The bad situation turned even worse when McAfee lost administrative access to its own social media page, Cerra said. When McAfee started deleting the hacker's rogue posts on its social media platform, Cerra said that alerted the hacker that the company was onto him. The hacker responded by locking McAfee out of its own account before the company could do the same to him.

Cerra was therefore forced to go on an "apology tour," contacting CEO Chris Young and every other member of McAfee's executive team and asking them to please confirm that multi-factor authentication had been enabled on their personal social media profile pages.

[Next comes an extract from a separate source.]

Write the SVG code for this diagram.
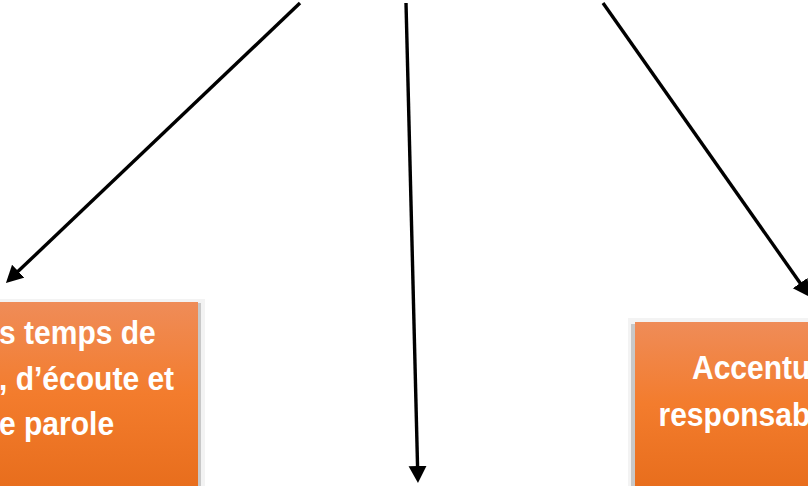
<svg xmlns="http://www.w3.org/2000/svg" width="808" height="486" viewBox="0 0 808 486">
<style>
.arrow{stroke:#000;stroke-width:3.4;fill:none;marker-end:url(#head)}
.lbl{font-family:"Liberation Sans",Arial,sans-serif;font-weight:bold;font-size:33px;fill:#fff}
.halo{fill:#f3f3f3}
.shade{fill:#c8c8c8}
.box{fill:url(#og)}
</style>
<defs>
<linearGradient id="og" x1="0" y1="0" x2="0" y2="1">
<stop offset="0" stop-color="#EF8C58"/>
<stop offset="0.5" stop-color="#F37C2D"/>
<stop offset="1" stop-color="#E86E1D"/>
</linearGradient>
<marker id="head" markerUnits="userSpaceOnUse" markerWidth="19" markerHeight="19" refX="2" refY="9" orient="auto">
<path d="M0,0 L17,9 L0,18 z" fill="#000"/>
</marker>
</defs>
<rect width="808" height="486" fill="#fff"/>
<g id="connectors">
<line class="arrow" x1="300" y1="3" x2="16.8" y2="272.6"/>
<line class="arrow" x1="406" y1="3" x2="417.6" y2="468"/>
<line class="arrow" x1="603" y1="3" x2="801.3" y2="284.7"/>
</g>
<g id="node-left">
<rect class="halo" x="0" y="299" width="205" height="187"/>
<rect class="shade" x="197" y="303" width="4" height="183"/>
<rect class="box" x="0" y="302" width="198" height="184"/>
<text class="lbl" transform="translate(-1,344) scale(0.91,1)">s temps de</text>
<text class="lbl" transform="translate(-1,389.5) scale(0.91,1)">, d’écoute et</text>
<text class="lbl" transform="translate(-1,435) scale(0.91,1)">e parole</text>
</g>
<g id="node-right">
<rect class="halo" x="628" y="318" width="180" height="168"/>
<rect class="shade" x="631" y="324" width="5" height="162"/>
<rect class="box" x="635" y="322" width="173" height="164"/>
<text class="lbl" transform="translate(692,379) scale(0.91,1)">Accentu</text>
<text class="lbl" transform="translate(658.5,426) scale(0.91,1)">responsab</text>
</g>
</svg>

In the event the attack was a coordinated effort to destroy the reputation of McAfee's leaders in addition to the company brand, Cerra wanted to ensure that the hackers weren't successful. At the same time, Cerra was engaged in a constant back and forth with the social media provider imploring them to please restore McAfee's privileges and give the organization access back to its own company page.

It turned out that the hack had ultimately occurred using stolen credentials of a former agency employee who was an administrator on McAfee's social media account, Cerra said. McAfee's first mistake was not disabling the employee's privileges when she left the agency, according to Cerra.

The credentials of the agency employees had been stolen when she used the same password across multiple accounts, Cerra said, including the account that gave her administrative access to McAfee's social media page. Cerra said the agency employee should have changed her password as soon as she learned that one of her accounts had been compromised.

Another mistake was McAfee's earnest attempt to delete the rogue posts on its social media before locking out the hacker and regaining control over the account. Cerra said McAfee should have locked the hacker out first, and then taken care of cleaning up his mess.

Finally, Cerra said McAfee erred in not having a formalized escalation process with the social media platform provider. Had McAfee known whom to escalate to and how to effectively resolve the situation, Cerra said the problem likely could have been resolved in minutes rather than several hours.

All told, Cerra said the ultimately preventable hack was yet another reminder that cybersecurity must be part of everyone's job.

"I'm the CMO of one of the world's largest cybersecurity companies, and even I wasn't prepared for what I faced that Easter," Cerra said. "I had taken my eye off ball just long enough for an opportunistic hacker to strike."

Once the dust had settled, Cerra resolved to use what had happened to her as the impetus to educate both technical and non-technical employees on what they can and must do to protect their companies from threat actors. Cerra went about publishing The Cybersecurity Playbook, which is a practical look at what every employee must do to reduce the likelihood of a breach or hack happening at their company.

"I wanted to focus on the people in the equation, the employees who are often unwitting participants enabling bad actors to inflict harm," Cerra said. "We have to know the role on the team in which we all play in order to bolster our collective defenses against the enemy."

Ultimately, Cerra said she dreams of a day when companies defy conventional wisdom and eliminate the boneheaded mistakes that currently make it possible for so many preventable cyberattacks to occur.

"Our enemies should have to work that much harder to find a weak link among us," Cerra said.